>> BEGIN
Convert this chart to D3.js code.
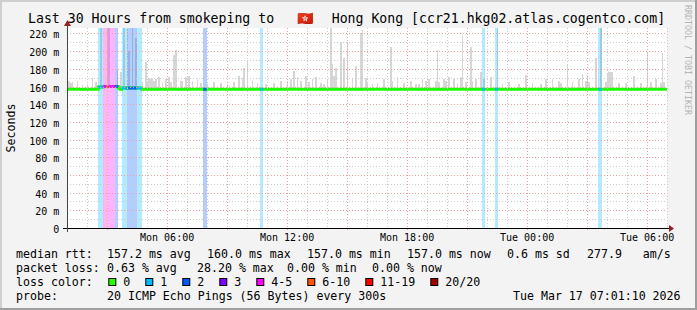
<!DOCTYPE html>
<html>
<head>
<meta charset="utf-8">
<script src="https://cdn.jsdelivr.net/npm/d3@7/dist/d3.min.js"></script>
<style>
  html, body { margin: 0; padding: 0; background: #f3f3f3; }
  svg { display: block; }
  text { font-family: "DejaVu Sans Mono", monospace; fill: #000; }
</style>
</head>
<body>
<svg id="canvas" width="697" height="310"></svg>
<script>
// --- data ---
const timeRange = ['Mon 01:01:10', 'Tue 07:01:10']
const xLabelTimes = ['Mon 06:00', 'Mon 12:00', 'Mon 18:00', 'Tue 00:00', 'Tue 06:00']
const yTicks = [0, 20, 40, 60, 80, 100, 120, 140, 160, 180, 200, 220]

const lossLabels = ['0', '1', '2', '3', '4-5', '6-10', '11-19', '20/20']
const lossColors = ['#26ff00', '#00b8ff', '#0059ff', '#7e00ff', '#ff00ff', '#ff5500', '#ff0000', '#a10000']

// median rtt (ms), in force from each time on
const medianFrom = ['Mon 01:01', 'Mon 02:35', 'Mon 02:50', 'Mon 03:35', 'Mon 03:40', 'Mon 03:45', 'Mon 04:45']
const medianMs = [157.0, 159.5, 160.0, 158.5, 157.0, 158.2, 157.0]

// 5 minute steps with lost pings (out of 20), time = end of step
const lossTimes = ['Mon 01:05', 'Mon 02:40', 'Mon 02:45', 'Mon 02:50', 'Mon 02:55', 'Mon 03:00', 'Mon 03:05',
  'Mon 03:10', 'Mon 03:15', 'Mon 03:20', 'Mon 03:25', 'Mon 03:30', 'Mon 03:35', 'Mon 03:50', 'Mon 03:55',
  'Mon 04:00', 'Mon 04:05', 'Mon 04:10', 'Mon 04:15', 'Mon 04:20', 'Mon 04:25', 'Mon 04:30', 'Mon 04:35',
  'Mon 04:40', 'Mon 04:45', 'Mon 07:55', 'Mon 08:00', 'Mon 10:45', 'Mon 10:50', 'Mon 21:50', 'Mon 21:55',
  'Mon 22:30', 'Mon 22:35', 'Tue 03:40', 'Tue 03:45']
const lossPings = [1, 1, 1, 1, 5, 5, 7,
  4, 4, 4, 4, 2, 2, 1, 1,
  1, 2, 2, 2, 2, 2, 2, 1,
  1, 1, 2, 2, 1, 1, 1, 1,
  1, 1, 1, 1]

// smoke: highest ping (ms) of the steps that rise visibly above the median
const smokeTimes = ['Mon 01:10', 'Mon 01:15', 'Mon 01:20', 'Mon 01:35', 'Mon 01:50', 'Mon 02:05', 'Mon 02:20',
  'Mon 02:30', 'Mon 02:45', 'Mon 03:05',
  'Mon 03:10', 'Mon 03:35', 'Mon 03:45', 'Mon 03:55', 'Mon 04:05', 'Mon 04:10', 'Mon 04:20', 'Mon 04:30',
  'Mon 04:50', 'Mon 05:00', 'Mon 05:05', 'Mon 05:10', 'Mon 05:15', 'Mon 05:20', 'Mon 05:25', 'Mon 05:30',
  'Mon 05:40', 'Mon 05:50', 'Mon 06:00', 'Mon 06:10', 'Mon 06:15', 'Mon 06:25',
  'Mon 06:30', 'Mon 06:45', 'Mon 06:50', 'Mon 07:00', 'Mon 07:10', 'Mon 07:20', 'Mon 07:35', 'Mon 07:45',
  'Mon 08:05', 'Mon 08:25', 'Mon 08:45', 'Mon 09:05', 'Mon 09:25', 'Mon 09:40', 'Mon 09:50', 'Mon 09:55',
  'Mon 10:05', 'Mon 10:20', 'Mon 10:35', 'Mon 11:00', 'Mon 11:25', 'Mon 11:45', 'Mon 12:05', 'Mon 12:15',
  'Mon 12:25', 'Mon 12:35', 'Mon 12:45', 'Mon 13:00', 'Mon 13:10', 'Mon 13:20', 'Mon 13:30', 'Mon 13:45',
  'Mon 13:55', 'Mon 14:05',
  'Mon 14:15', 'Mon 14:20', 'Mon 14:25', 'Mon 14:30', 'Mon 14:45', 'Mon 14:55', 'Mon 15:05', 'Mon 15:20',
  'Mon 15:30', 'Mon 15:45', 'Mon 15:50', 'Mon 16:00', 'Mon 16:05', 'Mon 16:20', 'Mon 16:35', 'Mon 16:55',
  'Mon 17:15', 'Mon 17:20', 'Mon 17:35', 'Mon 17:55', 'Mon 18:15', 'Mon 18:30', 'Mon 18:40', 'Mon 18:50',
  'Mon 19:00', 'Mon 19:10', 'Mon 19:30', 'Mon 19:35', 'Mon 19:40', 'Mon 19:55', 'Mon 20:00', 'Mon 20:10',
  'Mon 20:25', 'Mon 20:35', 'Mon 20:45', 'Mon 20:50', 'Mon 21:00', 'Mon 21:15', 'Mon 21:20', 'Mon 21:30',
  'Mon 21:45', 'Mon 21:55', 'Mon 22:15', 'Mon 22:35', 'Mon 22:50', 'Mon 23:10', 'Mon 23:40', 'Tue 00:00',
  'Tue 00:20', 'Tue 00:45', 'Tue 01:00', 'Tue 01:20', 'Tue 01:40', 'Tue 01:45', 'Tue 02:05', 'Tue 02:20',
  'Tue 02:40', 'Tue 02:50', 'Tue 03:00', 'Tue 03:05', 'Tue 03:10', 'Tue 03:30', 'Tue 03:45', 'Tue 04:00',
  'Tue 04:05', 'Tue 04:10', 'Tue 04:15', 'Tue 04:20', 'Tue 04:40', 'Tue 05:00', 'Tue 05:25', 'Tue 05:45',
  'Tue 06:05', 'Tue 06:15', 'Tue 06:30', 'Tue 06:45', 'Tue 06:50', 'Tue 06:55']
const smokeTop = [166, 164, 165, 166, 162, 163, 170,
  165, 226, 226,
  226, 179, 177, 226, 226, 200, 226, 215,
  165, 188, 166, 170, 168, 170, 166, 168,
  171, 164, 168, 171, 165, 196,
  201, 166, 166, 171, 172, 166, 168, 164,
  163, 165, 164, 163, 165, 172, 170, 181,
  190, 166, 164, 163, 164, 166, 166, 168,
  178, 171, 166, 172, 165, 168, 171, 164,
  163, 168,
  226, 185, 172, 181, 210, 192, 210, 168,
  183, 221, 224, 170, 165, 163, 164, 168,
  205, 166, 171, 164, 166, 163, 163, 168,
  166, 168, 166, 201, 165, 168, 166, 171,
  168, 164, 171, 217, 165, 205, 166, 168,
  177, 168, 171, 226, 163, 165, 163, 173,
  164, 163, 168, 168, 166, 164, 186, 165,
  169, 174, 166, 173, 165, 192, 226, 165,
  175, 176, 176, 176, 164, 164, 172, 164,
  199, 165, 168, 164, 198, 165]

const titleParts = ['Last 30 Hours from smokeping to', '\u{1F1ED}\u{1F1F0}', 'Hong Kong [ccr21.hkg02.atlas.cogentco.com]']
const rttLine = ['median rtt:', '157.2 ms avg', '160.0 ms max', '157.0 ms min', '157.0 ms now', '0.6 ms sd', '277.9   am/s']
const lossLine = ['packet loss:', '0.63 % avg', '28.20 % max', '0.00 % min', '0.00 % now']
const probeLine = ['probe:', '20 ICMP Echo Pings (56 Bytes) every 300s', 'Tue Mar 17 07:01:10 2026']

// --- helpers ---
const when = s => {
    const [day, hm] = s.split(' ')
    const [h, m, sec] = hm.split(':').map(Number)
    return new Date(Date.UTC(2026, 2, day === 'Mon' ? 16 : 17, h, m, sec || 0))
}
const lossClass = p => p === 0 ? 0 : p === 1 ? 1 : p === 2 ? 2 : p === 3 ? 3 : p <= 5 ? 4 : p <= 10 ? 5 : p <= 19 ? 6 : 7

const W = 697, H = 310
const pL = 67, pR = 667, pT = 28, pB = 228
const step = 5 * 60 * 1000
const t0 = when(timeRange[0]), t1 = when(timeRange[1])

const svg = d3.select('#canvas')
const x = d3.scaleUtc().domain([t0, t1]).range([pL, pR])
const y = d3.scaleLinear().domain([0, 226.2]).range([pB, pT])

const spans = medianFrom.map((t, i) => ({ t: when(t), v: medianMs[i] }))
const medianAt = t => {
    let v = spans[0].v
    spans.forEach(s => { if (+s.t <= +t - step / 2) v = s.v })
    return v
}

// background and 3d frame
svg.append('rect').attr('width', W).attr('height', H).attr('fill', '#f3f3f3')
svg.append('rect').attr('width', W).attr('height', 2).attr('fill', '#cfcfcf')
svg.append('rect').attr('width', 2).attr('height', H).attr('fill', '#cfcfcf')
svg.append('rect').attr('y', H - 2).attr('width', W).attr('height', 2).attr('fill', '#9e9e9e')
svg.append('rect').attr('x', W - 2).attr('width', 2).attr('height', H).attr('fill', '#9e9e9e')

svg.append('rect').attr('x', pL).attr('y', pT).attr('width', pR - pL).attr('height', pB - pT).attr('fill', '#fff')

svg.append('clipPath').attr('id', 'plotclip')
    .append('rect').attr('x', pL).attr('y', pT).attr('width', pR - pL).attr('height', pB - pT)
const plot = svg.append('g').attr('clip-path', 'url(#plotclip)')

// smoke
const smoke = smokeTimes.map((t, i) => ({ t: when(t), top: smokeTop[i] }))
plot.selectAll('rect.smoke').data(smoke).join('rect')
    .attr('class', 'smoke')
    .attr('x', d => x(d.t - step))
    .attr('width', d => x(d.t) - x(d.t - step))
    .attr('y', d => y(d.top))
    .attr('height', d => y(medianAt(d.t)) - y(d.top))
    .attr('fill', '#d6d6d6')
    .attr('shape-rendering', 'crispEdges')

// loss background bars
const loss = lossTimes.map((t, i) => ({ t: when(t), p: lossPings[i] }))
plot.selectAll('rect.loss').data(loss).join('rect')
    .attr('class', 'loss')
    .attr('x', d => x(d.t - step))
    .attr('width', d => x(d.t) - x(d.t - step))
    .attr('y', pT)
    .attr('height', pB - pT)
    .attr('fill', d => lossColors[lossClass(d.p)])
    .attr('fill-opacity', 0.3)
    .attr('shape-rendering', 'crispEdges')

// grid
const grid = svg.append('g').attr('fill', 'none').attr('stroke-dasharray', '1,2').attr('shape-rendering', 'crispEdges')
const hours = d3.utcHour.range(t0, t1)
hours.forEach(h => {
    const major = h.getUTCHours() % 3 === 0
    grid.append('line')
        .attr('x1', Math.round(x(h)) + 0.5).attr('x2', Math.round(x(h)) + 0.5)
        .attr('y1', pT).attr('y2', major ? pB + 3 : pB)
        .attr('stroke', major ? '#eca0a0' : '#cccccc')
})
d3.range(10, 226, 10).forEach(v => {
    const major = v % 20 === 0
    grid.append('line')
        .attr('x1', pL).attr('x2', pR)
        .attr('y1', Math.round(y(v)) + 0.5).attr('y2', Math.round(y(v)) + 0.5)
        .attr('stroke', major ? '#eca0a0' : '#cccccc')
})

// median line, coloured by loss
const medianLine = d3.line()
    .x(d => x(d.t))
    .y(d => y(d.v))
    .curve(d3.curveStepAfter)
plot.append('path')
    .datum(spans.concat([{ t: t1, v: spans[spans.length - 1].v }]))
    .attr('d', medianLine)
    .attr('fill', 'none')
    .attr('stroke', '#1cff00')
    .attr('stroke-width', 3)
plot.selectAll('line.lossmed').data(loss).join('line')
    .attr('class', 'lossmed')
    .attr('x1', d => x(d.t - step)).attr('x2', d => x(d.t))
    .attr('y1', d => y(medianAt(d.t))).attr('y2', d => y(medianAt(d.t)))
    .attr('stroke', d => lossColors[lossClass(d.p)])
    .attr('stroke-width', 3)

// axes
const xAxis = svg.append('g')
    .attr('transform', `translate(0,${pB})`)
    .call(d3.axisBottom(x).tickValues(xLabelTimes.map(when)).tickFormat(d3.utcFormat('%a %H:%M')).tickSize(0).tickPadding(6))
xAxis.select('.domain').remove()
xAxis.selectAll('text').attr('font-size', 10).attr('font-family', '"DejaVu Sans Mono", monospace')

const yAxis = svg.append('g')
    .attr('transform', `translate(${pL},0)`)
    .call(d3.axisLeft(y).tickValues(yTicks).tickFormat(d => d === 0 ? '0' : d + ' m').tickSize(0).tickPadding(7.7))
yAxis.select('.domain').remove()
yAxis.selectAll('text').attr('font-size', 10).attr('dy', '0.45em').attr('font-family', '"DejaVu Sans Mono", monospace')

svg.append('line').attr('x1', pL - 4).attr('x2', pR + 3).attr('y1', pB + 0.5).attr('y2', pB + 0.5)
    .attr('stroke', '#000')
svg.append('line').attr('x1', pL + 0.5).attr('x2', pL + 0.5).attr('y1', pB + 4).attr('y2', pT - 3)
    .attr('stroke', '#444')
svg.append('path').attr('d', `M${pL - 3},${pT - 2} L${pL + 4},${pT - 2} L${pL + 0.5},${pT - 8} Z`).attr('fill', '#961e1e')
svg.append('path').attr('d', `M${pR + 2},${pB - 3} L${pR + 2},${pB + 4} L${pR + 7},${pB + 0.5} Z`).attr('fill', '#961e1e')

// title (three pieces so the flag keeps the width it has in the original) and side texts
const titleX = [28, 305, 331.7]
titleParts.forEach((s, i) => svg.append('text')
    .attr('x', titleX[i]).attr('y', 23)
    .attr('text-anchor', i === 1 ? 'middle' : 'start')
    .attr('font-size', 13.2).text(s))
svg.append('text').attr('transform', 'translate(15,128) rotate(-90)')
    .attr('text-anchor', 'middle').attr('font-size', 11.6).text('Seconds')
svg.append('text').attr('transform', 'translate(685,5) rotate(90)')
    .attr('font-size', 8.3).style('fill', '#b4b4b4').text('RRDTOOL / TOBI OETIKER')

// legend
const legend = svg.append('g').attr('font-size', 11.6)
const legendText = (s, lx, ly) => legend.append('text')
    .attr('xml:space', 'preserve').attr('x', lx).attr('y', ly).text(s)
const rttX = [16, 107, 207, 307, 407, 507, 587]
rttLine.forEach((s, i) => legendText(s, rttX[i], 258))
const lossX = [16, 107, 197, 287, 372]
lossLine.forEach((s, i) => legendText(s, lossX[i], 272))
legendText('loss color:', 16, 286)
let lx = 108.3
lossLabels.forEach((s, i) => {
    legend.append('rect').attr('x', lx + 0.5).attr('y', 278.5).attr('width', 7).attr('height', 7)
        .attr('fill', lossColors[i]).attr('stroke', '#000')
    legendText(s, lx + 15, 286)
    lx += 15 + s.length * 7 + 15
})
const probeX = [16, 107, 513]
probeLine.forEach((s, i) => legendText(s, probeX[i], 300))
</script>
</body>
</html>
>> END
What to work on
Leave out any pictures and return exactly the lines from the beginning of the data through the line with "157.0, 158.2, 157.0]", inclusive.

Right answer
Convert this chart to D3.js code.
<!DOCTYPE html>
<html>
<head>
<meta charset="utf-8">
<script src="https://cdn.jsdelivr.net/npm/d3@7/dist/d3.min.js"></script>
<style>
  html, body { margin: 0; padding: 0; background: #f3f3f3; }
  svg { display: block; }
  text { font-family: "DejaVu Sans Mono", monospace; fill: #000; }
</style>
</head>
<body>
<svg id="canvas" width="697" height="310"></svg>
<script>
// --- data ---
const timeRange = ['Mon 01:01:10', 'Tue 07:01:10']
const xLabelTimes = ['Mon 06:00', 'Mon 12:00', 'Mon 18:00', 'Tue 00:00', 'Tue 06:00']
const yTicks = [0, 20, 40, 60, 80, 100, 120, 140, 160, 180, 200, 220]

const lossLabels = ['0', '1', '2', '3', '4-5', '6-10', '11-19', '20/20']
const lossColors = ['#26ff00', '#00b8ff', '#0059ff', '#7e00ff', '#ff00ff', '#ff5500', '#ff0000', '#a10000']

// median rtt (ms), in force from each time on
const medianFrom = ['Mon 01:01', 'Mon 02:35', 'Mon 02:50', 'Mon 03:35', 'Mon 03:40', 'Mon 03:45', 'Mon 04:45']
const medianMs = [157.0, 159.5, 160.0, 158.5, 157.0, 158.2, 157.0]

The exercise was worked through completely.